* [Data provided]:
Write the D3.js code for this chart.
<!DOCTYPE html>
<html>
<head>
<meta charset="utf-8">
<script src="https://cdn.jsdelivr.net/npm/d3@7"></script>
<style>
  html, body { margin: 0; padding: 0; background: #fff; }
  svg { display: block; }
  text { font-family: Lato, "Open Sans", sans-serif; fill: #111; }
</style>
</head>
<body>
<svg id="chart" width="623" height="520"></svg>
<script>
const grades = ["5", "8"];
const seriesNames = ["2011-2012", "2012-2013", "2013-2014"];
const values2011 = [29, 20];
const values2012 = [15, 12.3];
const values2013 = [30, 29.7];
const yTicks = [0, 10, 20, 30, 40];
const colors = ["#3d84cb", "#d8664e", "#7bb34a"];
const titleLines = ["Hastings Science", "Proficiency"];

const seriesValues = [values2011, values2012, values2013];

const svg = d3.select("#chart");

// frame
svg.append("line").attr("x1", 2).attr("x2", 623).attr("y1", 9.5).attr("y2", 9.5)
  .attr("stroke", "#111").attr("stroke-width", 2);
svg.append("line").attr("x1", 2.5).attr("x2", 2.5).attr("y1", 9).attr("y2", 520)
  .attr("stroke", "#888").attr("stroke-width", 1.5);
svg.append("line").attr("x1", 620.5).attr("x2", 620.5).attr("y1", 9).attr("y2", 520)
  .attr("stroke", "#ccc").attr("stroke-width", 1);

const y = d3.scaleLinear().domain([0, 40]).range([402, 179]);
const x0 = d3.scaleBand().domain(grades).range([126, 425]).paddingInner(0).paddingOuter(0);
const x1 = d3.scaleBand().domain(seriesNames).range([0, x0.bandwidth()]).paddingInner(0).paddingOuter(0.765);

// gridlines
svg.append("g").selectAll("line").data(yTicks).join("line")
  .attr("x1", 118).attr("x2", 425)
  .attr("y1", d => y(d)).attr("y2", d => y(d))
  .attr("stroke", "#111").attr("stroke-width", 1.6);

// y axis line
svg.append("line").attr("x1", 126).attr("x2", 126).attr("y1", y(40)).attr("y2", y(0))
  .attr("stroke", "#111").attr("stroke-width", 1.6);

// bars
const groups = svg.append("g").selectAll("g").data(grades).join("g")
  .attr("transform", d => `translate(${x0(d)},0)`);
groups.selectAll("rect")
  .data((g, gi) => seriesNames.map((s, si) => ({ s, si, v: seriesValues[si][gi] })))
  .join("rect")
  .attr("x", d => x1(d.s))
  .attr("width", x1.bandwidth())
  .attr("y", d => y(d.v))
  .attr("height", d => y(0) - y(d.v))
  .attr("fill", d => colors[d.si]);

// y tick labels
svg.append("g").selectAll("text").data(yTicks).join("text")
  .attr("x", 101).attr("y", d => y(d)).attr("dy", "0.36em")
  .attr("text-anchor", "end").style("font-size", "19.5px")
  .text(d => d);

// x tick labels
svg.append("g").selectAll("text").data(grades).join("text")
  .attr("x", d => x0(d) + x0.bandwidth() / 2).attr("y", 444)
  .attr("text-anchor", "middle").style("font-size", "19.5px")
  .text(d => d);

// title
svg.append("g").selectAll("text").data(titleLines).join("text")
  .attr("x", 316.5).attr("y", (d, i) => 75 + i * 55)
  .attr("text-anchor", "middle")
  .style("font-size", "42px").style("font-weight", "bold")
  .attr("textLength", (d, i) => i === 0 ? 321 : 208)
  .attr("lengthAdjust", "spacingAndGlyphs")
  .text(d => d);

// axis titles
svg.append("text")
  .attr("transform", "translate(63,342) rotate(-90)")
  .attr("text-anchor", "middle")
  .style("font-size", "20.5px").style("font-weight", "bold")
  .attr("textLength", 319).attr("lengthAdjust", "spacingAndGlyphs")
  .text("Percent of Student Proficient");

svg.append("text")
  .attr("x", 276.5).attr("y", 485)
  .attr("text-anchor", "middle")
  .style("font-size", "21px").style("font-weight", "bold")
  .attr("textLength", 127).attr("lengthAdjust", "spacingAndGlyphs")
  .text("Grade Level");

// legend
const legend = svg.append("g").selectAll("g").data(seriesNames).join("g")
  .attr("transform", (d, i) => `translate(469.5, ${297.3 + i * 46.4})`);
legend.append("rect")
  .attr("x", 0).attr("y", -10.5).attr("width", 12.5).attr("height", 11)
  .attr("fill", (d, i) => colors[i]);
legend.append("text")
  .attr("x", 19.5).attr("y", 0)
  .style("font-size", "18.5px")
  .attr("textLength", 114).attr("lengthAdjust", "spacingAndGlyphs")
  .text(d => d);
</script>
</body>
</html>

* [Work to complete]: Repeat the material above exactly.

* [Exercise output]:
Write the D3.js code for this chart.
<!DOCTYPE html>
<html>
<head>
<meta charset="utf-8">
<script src="https://cdn.jsdelivr.net/npm/d3@7"></script>
<style>
  html, body { margin: 0; padding: 0; background: #fff; }
  svg { display: block; }
  text { font-family: Lato, "Open Sans", sans-serif; fill: #111; }
</style>
</head>
<body>
<svg id="chart" width="623" height="520"></svg>
<script>
const grades = ["5", "8"];
const seriesNames = ["2011-2012", "2012-2013", "2013-2014"];
const values2011 = [29, 20];
const values2012 = [15, 12.3];
const values2013 = [30, 29.7];
const yTicks = [0, 10, 20, 30, 40];
const colors = ["#3d84cb", "#d8664e", "#7bb34a"];
const titleLines = ["Hastings Science", "Proficiency"];

const seriesValues = [values2011, values2012, values2013];

const svg = d3.select("#chart");

// frame
svg.append("line").attr("x1", 2).attr("x2", 623).attr("y1", 9.5).attr("y2", 9.5)
  .attr("stroke", "#111").attr("stroke-width", 2);
svg.append("line").attr("x1", 2.5).attr("x2", 2.5).attr("y1", 9).attr("y2", 520)
  .attr("stroke", "#888").attr("stroke-width", 1.5);
svg.append("line").attr("x1", 620.5).attr("x2", 620.5).attr("y1", 9).attr("y2", 520)
  .attr("stroke", "#ccc").attr("stroke-width", 1);

const y = d3.scaleLinear().domain([0, 40]).range([402, 179]);
const x0 = d3.scaleBand().domain(grades).range([126, 425]).paddingInner(0).paddingOuter(0);
const x1 = d3.scaleBand().domain(seriesNames).range([0, x0.bandwidth()]).paddingInner(0).paddingOuter(0.765);

// gridlines
svg.append("g").selectAll("line").data(yTicks).join("line")
  .attr("x1", 118).attr("x2", 425)
  .attr("y1", d => y(d)).attr("y2", d => y(d))
  .attr("stroke", "#111").attr("stroke-width", 1.6);

// y axis line
svg.append("line").attr("x1", 126).attr("x2", 126).attr("y1", y(40)).attr("y2", y(0))
  .attr("stroke", "#111").attr("stroke-width", 1.6);

// bars
const groups = svg.append("g").selectAll("g").data(grades).join("g")
  .attr("transform", d => `translate(${x0(d)},0)`);
groups.selectAll("rect")
  .data((g, gi) => seriesNames.map((s, si) => ({ s, si, v: seriesValues[si][gi] })))
  .join("rect")
  .attr("x", d => x1(d.s))
  .attr("width", x1.bandwidth())
  .attr("y", d => y(d.v))
  .attr("height", d => y(0) - y(d.v))
  .attr("fill", d => colors[d.si]);

// y tick labels
svg.append("g").selectAll("text").data(yTicks).join("text")
  .attr("x", 101).attr("y", d => y(d)).attr("dy", "0.36em")
  .attr("text-anchor", "end").style("font-size", "19.5px")
  .text(d => d);

// x tick labels
svg.append("g").selectAll("text").data(grades).join("text")
  .attr("x", d => x0(d) + x0.bandwidth() / 2).attr("y", 444)
  .attr("text-anchor", "middle").style("font-size", "19.5px")
  .text(d => d);

// title
svg.append("g").selectAll("text").data(titleLines).join("text")
  .attr("x", 316.5).attr("y", (d, i) => 75 + i * 55)
  .attr("text-anchor", "middle")
  .style("font-size", "42px").style("font-weight", "bold")
  .attr("textLength", (d, i) => i === 0 ? 321 : 208)
  .attr("lengthAdjust", "spacingAndGlyphs")
  .text(d => d);

// axis titles
svg.append("text")
  .attr("transform", "translate(63,342) rotate(-90)")
  .attr("text-anchor", "middle")
  .style("font-size", "20.5px").style("font-weight", "bold")
  .attr("textLength", 319).attr("lengthAdjust", "spacingAndGlyphs")
  .text("Percent of Student Proficient");

svg.append("text")
  .attr("x", 276.5).attr("y", 485)
  .attr("text-anchor", "middle")
  .style("font-size", "21px").style("font-weight", "bold")
  .attr("textLength", 127).attr("lengthAdjust", "spacingAndGlyphs")
  .text("Grade Level");

// legend
const legend = svg.append("g").selectAll("g").data(seriesNames).join("g")
  .attr("transform", (d, i) => `translate(469.5, ${297.3 + i * 46.4})`);
legend.append("rect")
  .attr("x", 0).attr("y", -10.5).attr("width", 12.5).attr("height", 11)
  .attr("fill", (d, i) => colors[i]);
legend.append("text")
  .attr("x", 19.5).attr("y", 0)
  .style("font-size", "18.5px")
  .attr("textLength", 114).attr("lengthAdjust", "spacingAndGlyphs")
  .text(d => d);
</script>
</body>
</html>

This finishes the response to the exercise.